Romancing Pahela Falgun, the first day of spring
Today is Pahela Falgun. From 2020 onwards, due to changes in the Bengali calendar, the first day of spring or Basanta is celebrated on February 14, which coincides with St Valentine's Day.
As the season arrives, Mother Nature wakes up from her wintry slumber and lazily looks upon the sun to bathe her in sun rays. If one heeds carefully, the outdoors are busiest at this time -- the birds chirping at their peak to find mates, and engaged in repairing their nests or making new ones and starting afresh. Bees are forever active in collecting honey and pollinating the flowers in the process.
The gentle buds of spring blossom during this time. Fiery bougainvillaea paints the city's skyline in a riot of colours while dahlias, garden pansies, and zinnias smile coyly lighting up nurseries. Marigolds are a season's delight and so are the multi-coloured petunias.
Needless to say, the weather at this time of the year is sublime. One neither shivers from the chill nor sweats from the heat. It is a double celebration for us Bangalees, as the day overlaps with Valentine's Day. Coincidentally, the coming of spring is also associated with love and the day is rejoiced by couples, old and young, to the fullest breaking all barriers.
The day's specialty is 'Binni chaler payesh' or sticky rice pudding. It is also the time for season change and it can be the reason for mild ailments, thus bitter food items in your day's menu will cleanse your palate.

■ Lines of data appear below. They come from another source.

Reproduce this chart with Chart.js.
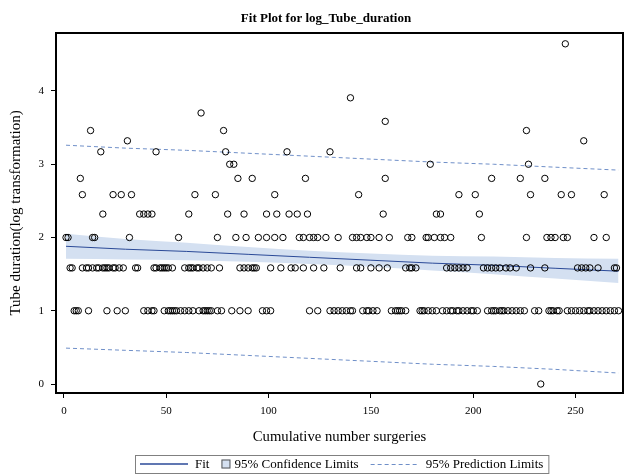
<!DOCTYPE html>
<html><head><meta charset="utf-8">
<script src="https://cdn.jsdelivr.net/npm/chart.js@4.4.1/dist/chart.umd.min.js"></script>
<style>html,body{margin:0;padding:0;background:#fff;}#wrap{width:627px;height:474px;}</style>
</head><body><div id="wrap"><canvas id="c" width="627" height="474"></canvas></div>
<script>
// ---- data ----
const chartTitle = "Fit Plot for log_Tube_duration";
const xTitle = "Cumulative number surgeries";
const yTitle = "Tube duration(log transformation)";
const legendLabels = ["Fit", "95% Confidence Limits", "95% Prediction Limits"];
const xTicks = [0, 50, 100, 150, 200, 250];
const yTicks = [0, 1, 2, 3, 4];

// observed log durations, grouped by value level: x positions of points at each level
const yLevels = [0, 1, 1.585, 2, 2.32, 2.585, 2.807, 3, 3.17, 3.32, 3.46, 3.585, 3.7, 3.907, 4.644];
const xAt0 = [233];
const xAt1 = [5,6,7,12,21,26,30,39,41,43,44,49,51,52,53,54,55,57,59,61,63,66,68,69,70,71,72,75,77,82,86,90,97,99,101,120,124,130,132,134,136,138,140,141,146,148,149,151,153,160,162,163,164,165,167,174,175,176,178,180,182,185,187,189,190,192,193,195,197,199,200,202,207,209,210,211,213,214,215,217,219,221,223,225,230,232,237,238,239,241,242,246,248,250,252,254,256,257,259,261,263,265,267,269,271];
const xAt158 = [3,4,9,11,12,14,16,17,19,20,21,22,24,25,27,29,35,36,44,45,47,48,49,50,51,53,59,61,62,63,65,66,68,70,72,76,86,88,90,92,93,94,101,106,111,113,117,122,127,135,143,145,150,154,158,167,169,170,172,187,189,191,193,195,197,205,207,209,211,213,216,218,221,228,235,251,253,255,257,261,269,270];
const xAt2 = [1,2,14,15,32,56,75,84,89,95,99,103,107,115,117,120,122,124,128,134,141,143,145,148,150,154,159,168,170,177,178,181,184,186,189,204,226,236,238,240,244,246,259,265];
const xAt232 = [19,37,39,41,43,61,80,88,99,104,110,114,119,156,182,184,203];
const xAt258 = [9,24,28,33,64,74,103,144,193,201,228,243,248,264];
const xAt281 = [8,85,92,118,157,209,223,235];
const xAt3 = [81,83,179,227];
const xAt317 = [18,45,79,109,130];
const xAt332 = [31,254];
const xAt346 = [13,78,226];
const xAt358 = [157];
const xAt370 = [67];
const xAt391 = [140];
const xAt464 = [245];
const xByLevel = [xAt0,xAt1,xAt158,xAt2,xAt232,xAt258,xAt281,xAt3,xAt317,xAt332,xAt346,xAt358,xAt370,xAt391,xAt464];

// fit, confidence and prediction limits read at a few x positions
const bandX   = [1, 30, 60, 90, 120, 150, 180, 210, 240, 271];
const fitY    = [1.88, 1.84, 1.81, 1.77, 1.73, 1.69, 1.65, 1.62, 1.58, 1.54];
const clUpper = [2.05, 1.98, 1.93, 1.87, 1.82, 1.78, 1.75, 1.74, 1.72, 1.71];
const clLower = [1.71, 1.70, 1.69, 1.67, 1.64, 1.60, 1.55, 1.50, 1.44, 1.38];
const plUpper = [3.26, 3.22, 3.19, 3.15, 3.11, 3.07, 3.03, 3.00, 2.96, 2.92];
const plLower = [0.49, 0.46, 0.43, 0.39, 0.35, 0.31, 0.27, 0.24, 0.20, 0.15];

// ---- build ----
const pts = [];
xByLevel.forEach((xs, i) => xs.forEach(x => pts.push({x: x, y: yLevels[i]})));
const toXY = ys => bandX.map((x, i) => ({x: x, y: ys[i]}));

const FIT = '#2b4a98', PRED = '#6f8fc8', BAND = '#d4e0f1';
const FONT = "'Liberation Serif','Times New Roman',serif";
Chart.defaults.font.family = FONT;
Chart.defaults.color = '#000';

const framePlugin = {
  id: 'frame',
  afterDatasetsDraw(chart) {
    const a = chart.chartArea, ctx = chart.ctx;
    ctx.save();
    ctx.strokeStyle = '#000'; ctx.lineWidth = 2;
    ctx.strokeRect(a.left - 1, a.top - 1, a.right - a.left + 2, a.bottom - a.top + 2);
    ctx.restore();
  }
};

const titlePlugin = {
  id: 'plotTitle',
  afterDraw(chart) {
    const ctx = chart.ctx;
    ctx.save();
    ctx.font = "bold 13px " + FONT;
    ctx.fillStyle = '#000'; ctx.textAlign = 'center'; ctx.textBaseline = 'middle';
    ctx.fillText(chartTitle, 326, 19);
    ctx.restore();
  }
};

const legendPlugin = {
  id: 'fitLegend',
  afterDraw(chart) {
    const ctx = chart.ctx, a = chart.chartArea;
    ctx.save();
    ctx.font = "13px " + FONT;
    const w = legendLabels.map(t => ctx.measureText(t).width);
    const lineW = 48, gap = 7, sq = 9;
    const total = 5 + lineW + gap + w[0] + 12 + sq + 4 + w[1] + 12 + lineW + gap + w[2] + 5;
    let x = Math.round((a.left + a.right) / 2 + 2 - total / 2);
    const yTop = 455, h = 18, yc = 464;
    ctx.fillStyle = '#fff';
    ctx.fillRect(x, yTop, total, h);
    ctx.strokeStyle = '#808080'; ctx.lineWidth = 1;
    ctx.strokeRect(x + 0.5, yTop + 0.5, total, h);
    ctx.textBaseline = 'middle'; ctx.fillStyle = '#000';
    x += 5;
    ctx.strokeStyle = FIT; ctx.lineWidth = 1.3;
    ctx.beginPath(); ctx.moveTo(x, yc); ctx.lineTo(x + lineW, yc); ctx.stroke();
    x += lineW + gap;
    ctx.fillText(legendLabels[0], x, yc + 1); x += w[0] + 12;
    ctx.fillStyle = BAND; ctx.fillRect(x, yc - sq / 2, sq, sq);
    ctx.strokeStyle = '#555'; ctx.lineWidth = 1;
    ctx.strokeRect(x + 0.5, yc - sq / 2 + 0.5, sq - 1, sq - 1);
    x += sq + 4;
    ctx.fillStyle = '#000'; ctx.fillText(legendLabels[1], x, yc + 1); x += w[1] + 12;
    ctx.strokeStyle = PRED; ctx.lineWidth = 1; ctx.setLineDash([4, 3]);
    ctx.beginPath(); ctx.moveTo(x, yc + 0.5); ctx.lineTo(x + lineW, yc + 0.5); ctx.stroke();
    ctx.setLineDash([]);
    x += lineW + gap;
    ctx.fillText(legendLabels[2], x, yc + 1);
    ctx.restore();
  }
};

new Chart(document.getElementById('c'), {
  type: 'scatter',
  data: {
    datasets: [
      {label: 'obs', data: pts, pointStyle: 'circle', pointRadius: 3.2, borderWidth: 1,
       borderColor: '#000', backgroundColor: 'rgba(0,0,0,0)', showLine: false},
      {label: legendLabels[0], data: toXY(fitY), showLine: true, borderColor: FIT, borderWidth: 1,
       pointRadius: 0, fill: false},
      {label: 'UPL', data: toXY(plUpper), showLine: true, borderColor: PRED, borderWidth: 1,
       borderDash: [4, 3], pointRadius: 0, fill: false},
      {label: 'LPL', data: toXY(plLower), showLine: true, borderColor: PRED, borderWidth: 1,
       borderDash: [4, 3], pointRadius: 0, fill: false},
      {label: 'UCL', data: toXY(clUpper), showLine: true, borderWidth: 0, borderColor: 'rgba(0,0,0,0)',
       backgroundColor: BAND, pointRadius: 0, fill: '+1', cubicInterpolationMode: 'monotone'},
      {label: 'LCL', data: toXY(clLower), showLine: true, borderWidth: 0, borderColor: 'rgba(0,0,0,0)',
       pointRadius: 0, fill: false, cubicInterpolationMode: 'monotone'}
    ]
  },
  options: {
    responsive: false, animation: false,
    layout: {padding: {left: 0, right: 2, top: 34, bottom: 24}},
    plugins: {
      legend: {display: false}, tooltip: {enabled: false}, title: {display: false}
    },
    scales: {
      x: {
        type: 'linear', min: -3.4, max: 272.7,
        afterBuildTicks: s => { s.ticks = xTicks.map(v => ({value: v})); },
        afterFit: s => { s.height = 58; },
        ticks: {color: '#000', font: {size: 11}, padding: 7, maxRotation: 0, autoSkip: false},
        grid: {display: true, drawOnChartArea: false, drawTicks: true, tickLength: 6, color: '#000', lineWidth: 1},
        border: {display: false},
        title: {display: true, text: xTitle, color: '#000', font: {size: 14.7}, padding: {top: 4, bottom: 4}}
      },
      y: {
        type: 'linear', min: -0.109, max: 4.778,
        afterBuildTicks: s => { s.ticks = yTicks.map(v => ({value: v})); },
        afterFit: s => { s.width = 57; },
        ticks: {color: '#000', font: {size: 11}, padding: 7},
        grid: {display: true, drawOnChartArea: false, drawTicks: true, tickLength: 6, color: '#000', lineWidth: 1},
        border: {display: false},
        title: {display: true, text: yTitle, color: '#000', font: {size: 15}, padding: {top: 7, bottom: 4}}
      }
    }
  },
  plugins: [framePlugin, titlePlugin, legendPlugin]
});
</script></body></html>
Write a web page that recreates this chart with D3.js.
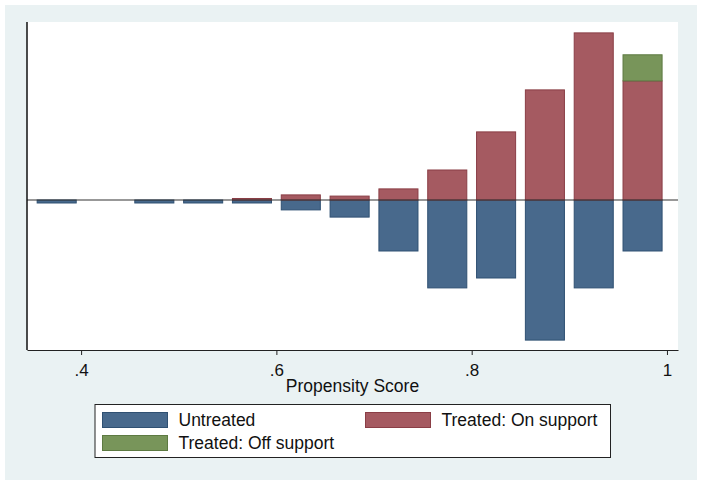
<!DOCTYPE html>
<html><head><meta charset="utf-8">
<script src="https://cdn.jsdelivr.net/npm/d3@7"></script>
<style>body{margin:0;background:#fff}svg{display:block}text{font-family:"Liberation Sans",Arial,sans-serif}</style>
</head><body><div id="chart"></div>
<script>
const binCenters = [0.375,0.475,0.525,0.575,0.625,0.675,0.725,0.775,0.825,0.875,0.925,0.975];
const untreated  = [1,1,1,1,3.3,5.7,17,29.3,26,46.7,29.3,17];
const treatedOn  = [0,0,0,0.5,1.7,1.3,3.7,10,22.7,36.7,55.7,39.7];
const treatedOff = [0,0,0,0,0,0,0,0,0,0,0,8.7];
const xTicks = [0.4,0.6,0.8,1];
const xTickLabels = [".4",".6",".8","1"];
const legendLabels = ["Untreated","Treated: On support","Treated: Off support"];
const colors = {untreated:"#48698c", on:"#a55a61", off:"#78955a"};
const strokes = {untreated:"#2f5072", on:"#8a3e46", off:"#5d7a42"};
const binWidth = 0.05, barGap = 0.005;

const W=702,H=485;
const svg=d3.select("#chart").append("svg").attr("width",W).attr("height",H);
svg.append("rect").attr("x",5).attr("y",5).attr("width",692).attr("height",475).attr("fill","#eaf2f3");
const plot={l:27,r:678,t:22,b:350};
svg.append("rect").attr("x",plot.l).attr("y",plot.t).attr("width",plot.r-plot.l).attr("height",plot.b-plot.t).attr("fill","#fff");

const x=d3.scaleLinear().domain([0.3446,1.0113]).range([plot.l,plot.r]);
const y=d3.scaleLinear().domain([-50,59.33]).range([plot.b,plot.t]);

const g=svg.append("g");
binCenters.forEach((c,i)=>{
  const x0=x(c-binWidth/2+barGap), x1=x(c+binWidth/2-barGap);
  if(untreated[i]>0) g.append("rect").attr("x",x0).attr("width",x1-x0)
    .attr("y",y(0)).attr("height",y(-untreated[i])-y(0))
    .attr("fill",colors.untreated).attr("stroke",strokes.untreated).attr("stroke-width",1);
  if(treatedOn[i]>0) g.append("rect").attr("x",x0).attr("width",x1-x0)
    .attr("y",y(treatedOn[i])).attr("height",y(0)-y(treatedOn[i]))
    .attr("fill",colors.on).attr("stroke",strokes.on).attr("stroke-width",1);
  if(treatedOff[i]>0) g.append("rect").attr("x",x0).attr("width",x1-x0)
    .attr("y",y(treatedOn[i]+treatedOff[i])).attr("height",y(treatedOn[i])-y(treatedOn[i]+treatedOff[i]))
    .attr("fill",colors.off).attr("stroke",strokes.off).attr("stroke-width",1);
});
svg.append("line").attr("x1",plot.l).attr("x2",plot.r).attr("y1",y(0)).attr("y2",y(0)).attr("stroke","#333").attr("stroke-width",1.2);

// axes
svg.append("line").attr("x1",plot.l).attr("x2",plot.l).attr("y1",plot.t).attr("y2",plot.b).attr("stroke","#111").attr("stroke-width",1.5);
const xa=svg.append("g").attr("transform",`translate(0,${plot.b})`)
  .call(d3.axisBottom(x).tickValues(xTicks).tickFormat((d,i)=>xTickLabels[i]).tickSizeInner(5).tickSizeOuter(0).tickPadding(9));
xa.select(".domain").attr("stroke","#222").attr("stroke-width",1.2);
xa.selectAll(".tick line").attr("stroke","#222");
xa.selectAll("text").attr("font-size",17).attr("fill","#111").attr("font-family","'Liberation Sans',Arial,sans-serif");
svg.append("text").attr("x",(plot.l+plot.r)/2).attr("y",392).attr("text-anchor","middle").attr("font-size",17.5).attr("fill","#111").text("Propensity Score");

// legend
svg.append("rect").attr("x",95).attr("y",404.5).attr("width",515.5).attr("height",53).attr("fill","#fff").attr("stroke","#222").attr("stroke-width",1);
const leg=[{k:"untreated",x:102.5,y:412.5,ty:425.5},{k:"on",x:365.5,y:412.5,ty:425.5},{k:"off",x:102.5,y:435.5,ty:449}];
leg.forEach((d,i)=>{
  svg.append("rect").attr("x",d.x).attr("y",d.y).attr("width",65).attr("height",15)
    .attr("fill",colors[d.k]).attr("stroke",strokes[d.k]).attr("stroke-width",1);
  svg.append("text").attr("x",d.x+76).attr("y",d.ty).attr("font-size",17.5).attr("fill","#111").text(legendLabels[i]);
});
</script></body></html>
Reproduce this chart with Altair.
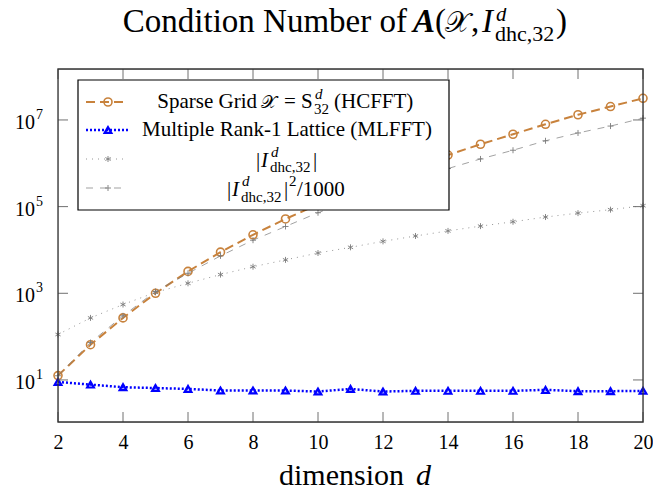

Basanta is the last season in the Bengali calendar but the first in our nature's logbook and we Bangalees end our seasonal almanack with a pleasant undertone. Since the early 90s, the famed Bokultala at Charukola, the Faculty of Fine Arts, DU, serves as the centre of Pahela Falgun celebrations in the country. Dhakaiites dress up in shades of yellow and saffron, and in vivid reds to befittingly observe the occasion. The day begins with songs and rangkhela, and ends with musical soirees across the cities.